New on the scene, Legare is a neighbourhood restaurant specialising in Italian plates. The menu is directed by seasonal considerations, so naturally the dishes change all the time and the healthy rotation of nibbles, starters and pasta options means that every visit holds something new to try. It's a small menu, with just three or four pastas on offer, plus a special. The pasta is the star of the show and can compete with any nonna-made dishes, hardly surprising seeing as chef Tom Beardmore cut his teeth at Trullo, Padella's parent restaurant. The setting is informal and industrial in the style of St John and Rochelle Canteen, allowing the simple deliciousness of the pasta to shine. Puddings include a select of Italian cheeses and of course, cannoli, while the wine list is a succinct curation of natural Chianti, Nero d'Avola and Primitivo bottles. It's a buzzy spot for a casual evening with friends.

Pastaio, Soho

19 Ganton St, W1F 8BN

Tucked away off Carnaby St, in the heart of a buzzing restaurant community, Pastaio stands out. Bold terrazzo marble bars for communal seating and a eye catching mural show that as much care has gone into the stylish decoration as the ingredients. All the fresh pasta is made by hand on site: if you glance through the street level window before lunch time, you’ll see the chefs rolling tagliatelle or stuffing ravioli for the day’s service. The frequently updated, seasonal pasta menu ranges from courgette and smoked ricotta conchigliette to fresh crab, chilli, with black and white spaghetti (and optional bottarga), which tops the price list at £11. A choice of 6 or so antipasti includes a refreshing watermelon, cherry tomato, and feta salad or their signature mozzarella, n’duja (Calabrian spicy pork sausage) and honey sandwich. The clementine sorbet or pistachio ice cream is a must for dessert, or the tiramisu if you’re settled in for a bigger meal.

Lina Stores

51 Greek St, W1D 4EH and 20 Stable St, N1C 4DR, reservations available.

The Lina Stores delicatessen on Brewer St has been making fresh pasta and selling Italian imported ingredients in Soho since 1944. Their two restaurants – in a narrow Greek street townhouse and more modern, airy Granary Square location – serves the same excellent fresh pastas and cakes made daily in their shop.

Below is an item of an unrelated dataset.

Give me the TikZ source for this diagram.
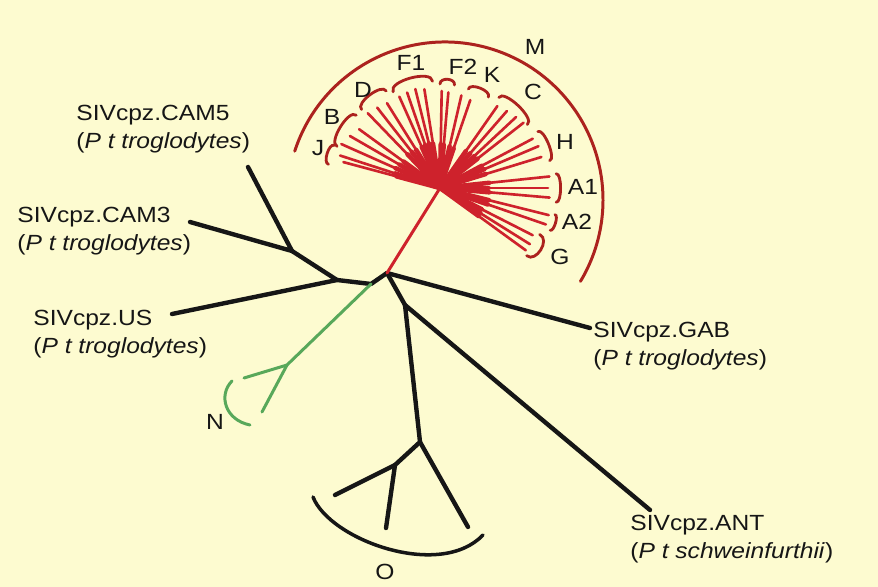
\documentclass[tikz,border=0pt]{standalone}
\usepackage{fontspec}
\setmainfont[FakeStretch=1.12]{Liberation Sans}
\usetikzlibrary{calc}

\definecolor{paper}{RGB}{253,251,208}
\definecolor{rayred}{RGB}{206,34,44}
\definecolor{arcred}{RGB}{172,34,30}
\definecolor{ngreen}{RGB}{88,168,90}
\definecolor{ink}{RGB}{22,22,22}

\begin{document}
\begin{tikzpicture}[x=0.02cm, y=0.02cm,
  tree/.style={draw=ink, line width=2.5pt, line cap=round, line join=round},
  ray/.style={draw=rayred, line width=1.5pt, line cap=round},
  clade/.style={draw=arcred, line width=1.6pt, line cap=round},
  nbranch/.style={draw=ngreen, line width=1.7pt, line cap=round, line join=round},
  taxon/.style={font=\fontsize{12.5}{15.5}\selectfont, text=ink, align=left,
                inner sep=0pt, anchor=west},
  group/.style={font=\fontsize{12.5}{15}\selectfont, text=ink, inner sep=0pt}]

\fill[paper] (0,0) rectangle (878,-587);
\useasboundingbox (0,0) rectangle (878,-587);

% inner nodes of the tree
\coordinate (mc) at (440,-188);
\coordinate (root) at (387,-273);
\coordinate (k1) at (371,-284);
\coordinate (n1) at (337,-280);
\coordinate (n2) at (292,-251);
\coordinate (n3) at (405,-305);
\coordinate (n4) at (420,-442);
\coordinate (n5) at (395,-465);
\coordinate (nn) at (287,-365);

% leaf ends
\coordinate (cam5 tip) at (248,-167);
\coordinate (cam3 tip) at (190,-222);
\coordinate (us tip) at (172,-314);
\coordinate (gab tip) at (590,-328);
\coordinate (ant tip) at (650,-510);
\coordinate (o1) at (335,-495);
\coordinate (o2) at (386,-528);
\coordinate (o3) at (468,-527);
\coordinate (nl1) at (244,-378);
\coordinate (nl2) at (262,-412);

% labels
\node[taxon] (cam5) at (76,-129) {SIVcpz.CAM5\\(\textit{P t troglodytes})};
\node[taxon] (cam3) at (17,-231) {SIVcpz.CAM3\\(\textit{P t troglodytes})};
\node[taxon] (us) at (33,-334) {SIVcpz.US\\(\textit{P t troglodytes})};
\node[taxon] (gab) at (593,-346) {SIVcpz.GAB\\(\textit{P t troglodytes})};
\node[taxon] (ant) at (630,-539) {SIVcpz.ANT\\(\textit{P t schweinfurthii})};

% black part
\draw[tree] (cam5 tip) -- (n2) -- (cam3 tip);
\draw[tree] (n2) -- (n1) -- (us tip);
\draw[tree] (n1) -- (k1) -- (root) -- (gab tip);
\draw[tree] (root) -- (n3) -- (ant tip);
\draw[tree] (n3) -- (n4) -- (n5) -- (o1);
\draw[tree] (n5) -- (o2);
\draw[tree] (n4) -- (o3);
\draw[tree, line width=2pt] (313,-497) .. controls (330,-540) and (440,-580) .. (483,-535);
\node[group] (grpO) at (385,-572) {O};

% group N
\draw[nbranch] (k1) -- (nn) -- (nl1);
\draw[nbranch] (nn) -- (nl2);
\draw[nbranch] (232,-381) .. controls (218,-395) and (225,-420) .. (250,-425);
\node[group] (grpN) at (215,-422) {N};

% group M
\draw[ray, line width=1.7pt] (root) -- (mc);
\begin{scope}[shift={(mc)}]
  \foreach \a/\r in {165/100, 162/105, 156/108, 150/104, 144/100,
                     134/104, 128/102, 122/100, 114/100, 109/101, 104/102, 99/100,
                     89/97, 85/96, 77/95, 71/93, 55/100, 49/102, 43/104, 38/106,
                     28/105, 23/107, 17/106, 6/110, 0/108, -5/110,
                     -14/112, -19/112, -27/104, -32/106, -36/106}
  {
    \draw[ray, line width=2.6pt] (0,0) -- (\a:0.45*\r);
    \draw[ray] (0,0) -- (\a:\r);
  }
  \foreach \a/\b/\r/\h in {158/168/114/6, 139/158/111/10, 119/135/111/9,
                           94/116/107/12, 82/90/104/7, 62/74/103/7,
                           36/57/108/10, 14/30/113/7, -7/7/117/6,
                           -21/-13/118/4, -38/-25/110/12}
    \draw[clade] (\a:\r) .. controls (\a:{\r+\h}) and (\b:{\r+\h}) .. (\b:\r);
\end{scope}
\draw[clade, line width=1.7pt] (445,-200) ++(162:158) arc[start angle=162, end angle=-31, radius=158];

\foreach \n/\x/\y in {J/318/148, B/332/117, D/363/90, F1/411/63, F2/463/67,
                      K/492/75, C/533/92, H/565/142, A1/583/187, A2/577/222,
                      G/560/257, M/535/47}
  \node[group] (grp\n) at (\x,-\y) {\n};

\end{tikzpicture}
\end{document}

Decorated in its trademark pistachio colour with a bustling, clattering atmosphere, there are reservations available for lunch and early dinner. The short menu offers some more substantial dishes for those who want a full dinner experience: starters include aubergine polpette or a slow roasted pork sandwich. The trademark raviolis, gnudis and gnocchis come with the classic sauces of meat ragus; ricotta or brown butter and sage, keeping them rooted in authenticity. There is a more plentiful pudding list, including Sicilian specialty whipped ricotta Cannolo and an Amarena cherry and almond tart.


135 Bishopsgate, London EC2M 3YD

More of a world than simply a restaurant, Eataly encompasses a supermarket, two bars and three restaurants. Whilst you could spend a whole afternoon exploring the place, if you only have time to visit one part, make it Pasta E Pizza. The name may seem a little reductive and cheesy at first, but there is certainly something to be said for limited dishes done to perfection. The menu has a section dedicated just to cheese, which is freshly made by hand every day. The burrata in particular is melt-in-the-mouth delicious, served with salty artichokes as a foil to its creaminess. The restaurant offers two types of pasta: a fresh pasta made in-house and a dry pasta from Gragnano. The ‘Tajarin Al Tartufo’ is, with good reason, the most popular pasta on offer; simply made with butter, parmesan and fresh truffle, it is truly a masterclass in allowing fresh ingredients to shine. The best part? All the pasta served is available to take home from the market, so you can repeat your experience again and again.

La Nonna

Unit 7, Market Row, Brixton, SW9 8LB

Set in the heart of Brixton Market, La Nonna has captured a casual, easy form of dining. The menu is well thought through, though not extensive, so whilst you won’t be overwhelmed with choice, what you do try will be excellent. Their ethos is simply great pasta, humbly done without frills or fuss, where fresh ingredients reign supreme. With close knit tables and an eclectic decor style the whole place feels unfussy and welcoming. We recommend the Ravioli alla Zucca Mantovana, a pumpkin, leek and ricotta ravioli, a warming dish served with sage butter and 24 month parmesan.

Carlotta, Marylebone

77, 78 Marylebone High St, London W1U 5JX

The decadent folks at Big Mamma are back again with an eccentric Italian-American eatery. This time in Marylebone, with Carlotta. It's their fifth restaurant in London and is 1980s themed and chintzy. There are brass palm trees and the team’s own 1980s family wedding pictures adorning the walls. Food is just as 1980s-themed and decadent, think Pasta all vodka with seafood and Fettuccine Alfredo al Tartufo.